Exercise requirements =>
Drop every picture. Then return, exactly, the lines from the beginning of the listing below through the one containing "from bokeh.resources import INLINE".

Recorded data =>
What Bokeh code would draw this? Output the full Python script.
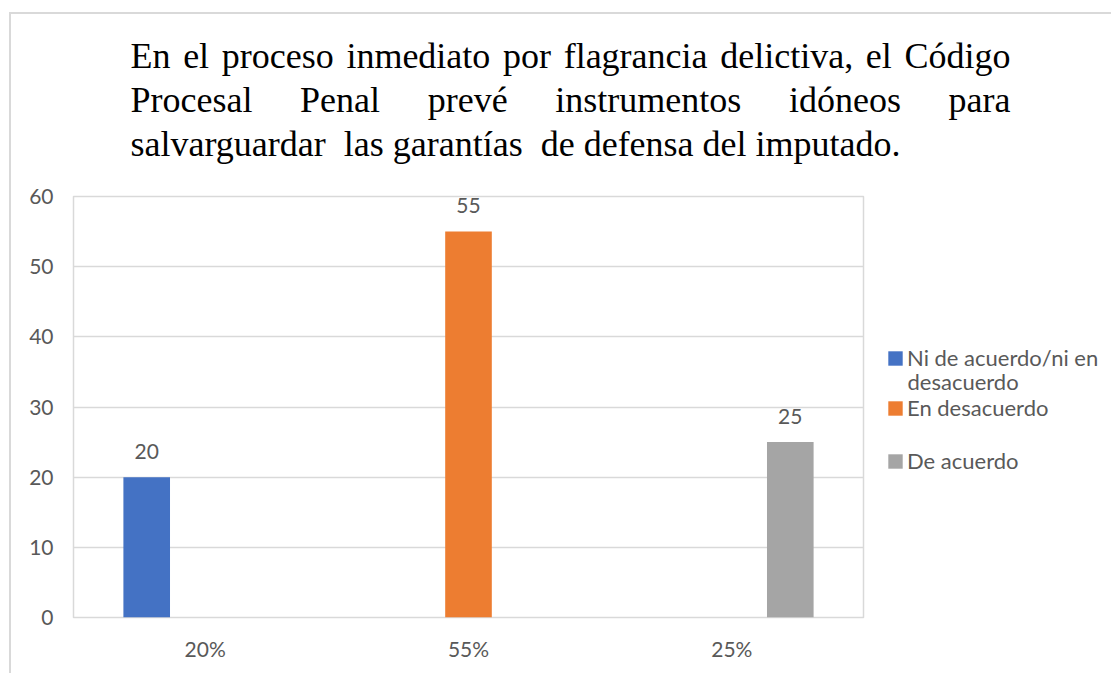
from bokeh.plotting import figure
from bokeh.layouts import column, row
from bokeh.models import (ColumnDataSource, FactorRange, LabelSet, Label, Legend,
                          LegendItem, FixedTicker)
from bokeh.transform import dodge
from bokeh.core.properties import value
from bokeh.embed import file_html
from bokeh.resources import INLINE

# ---------------- data ----------------
categories = ["20%", "55%", "25%"]
series_names = ["Ni de acuerdo/ni en desacuerdo", "En desacuerdo", "De acuerdo"]
ni_values = [20, None, None]
desacuerdo_values = [None, 55, None]
acuerdo_values = [None, None, 25]
y_ticks = [0, 10, 20, 30, 40, 50, 60]
title_lines = [
    "En el proceso inmediato por flagrancia delictiva, el Código",
    "Procesal Penal prevé instrumentos idóneos para",
    "salvarguardar  las garantías  de defensa del imputado.",
]

colors = ["#4472C4", "#ED7D31", "#A5A5A5"]
offsets = [-0.222, 0.0, 0.222]
TEXT = "#595959"
FONT = "Lato"
SERIF = "Liberation Serif"

TW, TH = 1100, 160      # title strip
MW, MH = 857, 499       # main chart
LW = 240                # legend strip


def bare(fig):
    fig.xgrid.grid_line_color = None
    fig.ygrid.grid_line_color = None
    fig.outline_line_color = None
    fig.background_fill_color = "white"
    fig.border_fill_color = "white"


# ---------------- title strip ----------------
tp = figure(width=TW, height=TH, x_range=(0, TW), y_range=(0, TH), title=None,
            output_backend="svg", toolbar_location=None,
            x_axis_location=None, y_axis_location=None,
            min_border=0, min_border_left=0, min_border_right=0,
            min_border_top=0, min_border_bottom=0)
bare(tp)

W = {" ": 250, ",": 250, ".": 250, "/": 278, "a": 444, "b": 500, "c": 444, "d": 500,
     "e": 444, "f": 333, "g": 500, "h": 500, "i": 278, "j": 278, "k": 500, "l": 278,
     "m": 778, "n": 500, "o": 500, "p": 500, "q": 500, "r": 333, "s": 389, "t": 278,
     "u": 500, "v": 500, "w": 722, "x": 500, "y": 500, "z": 444, "C": 667, "E": 611,
     "P": 556, "á": 444, "é": 444, "í": 278, "ó": 500}
FS = 36
left_x, right_x = 119, 999
base_y = [119, 75, 31]


def wlen(s):
    return sum(W.get(ch, 500) for ch in s) * FS / 1000.0


def tlabel(x, y, t):
    tp.add_layout(Label(x=x, y=y, text=t, text_font=SERIF, text_font_size=f"{FS}px",
                        text_color="black", text_baseline="alphabetic"))


for li, (line, by) in enumerate(zip(title_lines, base_y)):
    if li == len(title_lines) - 1:
        tlabel(left_x, by, line.replace("  ", "\u00a0 "))
        continue
    words = line.split()
    total = sum(wlen(w) for w in words)
    gap = (right_x - left_x - total) / (len(words) - 1)
    x = left_x
    for w in words:
        tlabel(x, by, w)
        x += wlen(w) + gap

# ---------------- main chart ----------------
p = figure(x_range=FactorRange(*categories), y_range=(0, 60), title=None,
           width=MW, height=MH, output_backend="svg", toolbar_location=None,
           min_border_left=62, min_border_right=5, min_border_top=22,
           min_border_bottom=56)
p.frame_width = 790
p.frame_height = 421

for vals, col, off in zip([ni_values, desacuerdo_values, acuerdo_values], colors, offsets):
    xs = [c for c, v in zip(categories, vals) if v is not None]
    ys = [v for v in vals if v is not None]
    src = ColumnDataSource(dict(x=xs, y=ys, lbl=[str(v) for v in ys]))
    p.vbar(x=dodge("x", off, range=p.x_range), top="y", width=0.177, source=src,
           fill_color=col, line_color=None)
    p.add_layout(LabelSet(x=dodge("x", off, range=p.x_range), y="y", text="lbl",
                          source=src, y_offset=26, text_align="center",
                          text_baseline="middle", text_font=value(FONT),
                          text_font_size="21px", text_color=TEXT))

p.yaxis.ticker = FixedTicker(ticks=y_ticks)
for ax in (p.xaxis[0], p.yaxis[0]):
    ax.axis_line_color = None
    ax.major_tick_line_color = None
    ax.minor_tick_line_color = None
    ax.major_tick_in = 0
    ax.major_tick_out = 0
    ax.major_label_text_font = FONT
    ax.major_label_text_font_size = "21px"
    ax.major_label_text_color = TEXT
p.yaxis.major_label_standoff = 20
p.xaxis.major_label_standoff = 18
p.xgrid.grid_line_color = None
p.ygrid.grid_line_color = "#d9d9d9"
p.ygrid.grid_line_width = 1.5
p.outline_line_color = "#d9d9d9"
p.outline_line_width = 1.5
p.background_fill_color = "white"
p.border_fill_color = "white"

# ---------------- legend strip ----------------
lp = figure(width=LW, height=MH, x_range=(0, LW), y_range=(0, MH), title=None,
            output_backend="svg", toolbar_location=None,
            x_axis_location=None, y_axis_location=None,
            min_border=0, min_border_left=0, min_border_right=0,
            min_border_top=0, min_border_bottom=0)
bare(lp)
legend_vy = [246, 196, 143]
nan = float("nan")
for i, (name, col, vy) in enumerate(zip(series_names, colors, legend_vy)):
    proxy = lp.vbar(x=[nan], top=[nan], width=1, fill_color=col, line_color=None)
    lab = "Ni de acuerdo/ni en" if i == 0 else name
    lg = Legend(items=[LegendItem(label=lab, renderers=[proxy])], location=(18, vy),
                glyph_width=18, glyph_height=18, label_standoff=3, padding=0,
                margin=0, border_line_color=None, background_fill_alpha=0,
                label_text_font=FONT, label_text_font_size="22px",
                label_text_color=TEXT, label_text_baseline="middle")
    lp.add_layout(lg, "center")
lp.add_layout(Label(x=39, y=280, text="desacuerdo", text_font=FONT,
                    text_font_size="22px", text_color=TEXT,
                    text_baseline="alphabetic"))

layout = column(tp, row(p, lp), margin=(12, 0, 0, 9),
                styles={"border-left": "2px solid #d9d9d9",
                        "border-top": "2px solid #d9d9d9"})

open("out.html", "w").write(file_html(layout, INLINE))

Solved problem =>
What Bokeh code would draw this? Output the full Python script.
from bokeh.plotting import figure
from bokeh.layouts import column, row
from bokeh.models import (ColumnDataSource, FactorRange, LabelSet, Label, Legend,
                          LegendItem, FixedTicker)
from bokeh.transform import dodge
from bokeh.core.properties import value
from bokeh.embed import file_html
from bokeh.resources import INLINE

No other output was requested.